Anyway, that event got me out of my funk just in time for my second spring break. That spring break gave me Tuesday and Thursday evenings off. But my illness had returned, just slightly, and I spent much of that extra time relaxing instead of wandering. I think I probably made it to the gym a couple of times, not totally sure, and I’m much too lazy right now to check my records. Depression though had subsided, and that’s definitely a good thing. I’m not a good sick person (because I get depressed), and I’m not a good depressed person (because I don’t care about anything, else I care too much about everything).
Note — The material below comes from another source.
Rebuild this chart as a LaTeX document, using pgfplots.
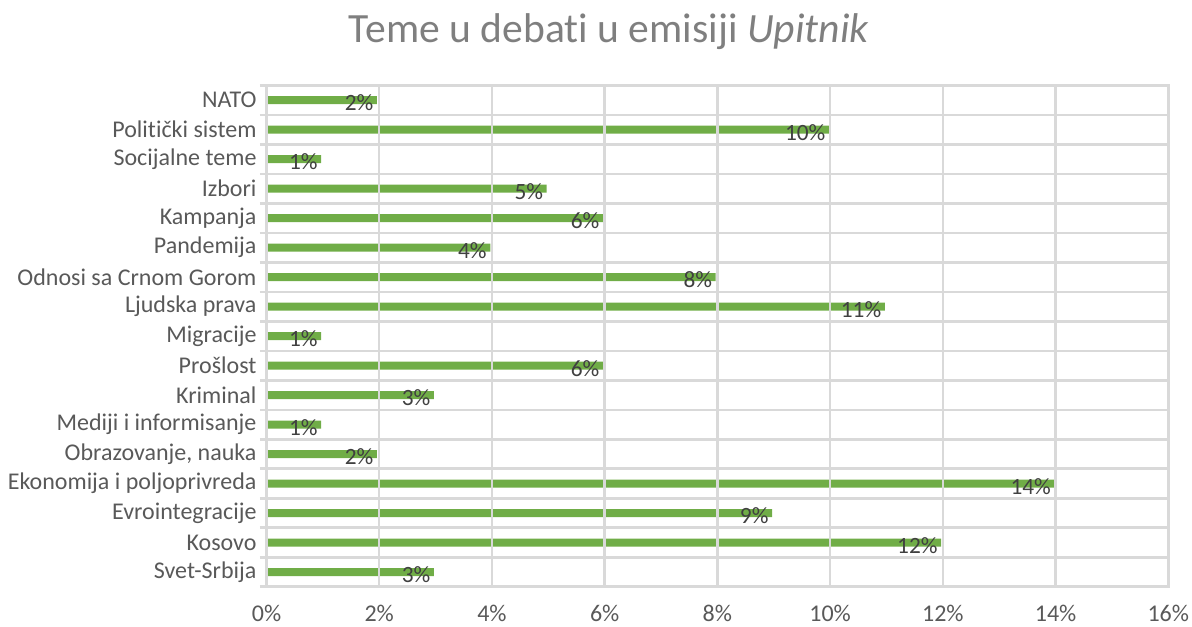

I ended that second spring break with a hike to Chiquito Falls with a friend from way back. We met at Hell’s Kitchen, a biker joint along Ortega Highway, then drove into Blue Jay for a hike along Old San Juan, then San Juan. Being the tour guide, I decided to take The Viejo Tie, not remembering that I was added a significant amount to this “small” hike. The air was wet, and even raining at times. And I didn’t take many pictures (though beautiful it was), because we spent most of the time chatting like not a day had passed since we had last talked in person (which was about ten years ago). So, the land was lush beyond belief. By the time we reached the falls, we were both drenched. The falls amazed us both with the amount of water flowing over those rocks. There’s no snow melt in these mountains. There’s been no heavy rains recently. Must just be coming from the saturated soil. Astounding. (8.37 miles total)
Standing at the top of Chiquito Falls:
I ended the second spring week, with an attempted run down to the harbor. By attempted, I mean, I thought that I’d go for a local run. But as soon as I got out the door, I felt so open and vulnerable, because running is more a personal thing with me, and I’m not used to being out in front of everyone, that I decided to just get out there and wander. Yes, I know, that people aren’t necessarily looking at me when I run through the city. But still, I felt so open and susceptible -- I just didn’t have the heart to run. So, I plugged in my earbuds and headed off to Doheny Beach. From there I walked out to the jetty and snapped some photos of the regular activity out there, fishermen (& women I’m sure), surfers, and walkers. Afterwards, I headed off to the marina, which even before tourist season officially opens, there was plenty of people milling about. There were dozens of folks disembarking off of a commuter boat from Catalina Island. And there were dozens more dining in the waterfront restaurants throughout.
View of surfers from the jetty:A Great Blue Heron atop the bait shop on the jetty:
I walked at a quick pace, and really didn’t mind walking one bit. I recalled fondly, that this was the same route I used to walk my babies in strollers many years ago. There were single strollers, double strollers, sometimes scooters, sometimes bikes. Now, sadly, my oldest pretty much acts like he can’t stand me. And my middle son, though he still likes me, doesn’t recall as fondly as I do all those walks down by the harbor. Fortunately, my little guy (who is only 12 years old), still has that child within, and will even go down there with me (but not on this particular day), and recalls many happy memories down at the marina. I got in a little over 3.5 miles.
During my final spring break (which is this week), I got Monday and Wednesday evenings off, as well as, all day Friday. I can’t even recall what I did with that spare time -- still in a funk. I am coming to realize that I do best with a tightly structured life. None of this willy-nilly, this week has different days off than the next. I recall working this week, as I really do enjoy teaching and all of my students. But I pretty much don’t recall anything after that, except for Wednesday afternoon (that would be the day before yesterday). I had just completely had it with my laziness. So, after laying about on the couch for a couple of hours, I headed out the door and drove off to the closest trails, which are referred to as the Las Ramblas trails. This is the trail system that overlooks San Clemente, Dana Point and San Juan Capistrano. I didn’t get out until 4pm. It was warm, and it was windy. But it was oh so beautiful, the hills overpowered with yellow daisies and yellow mustard plants. I got in four miles that day. And thank God for all those lovely flowers, otherwise my time would have miserable. I feel like I can barely run lately.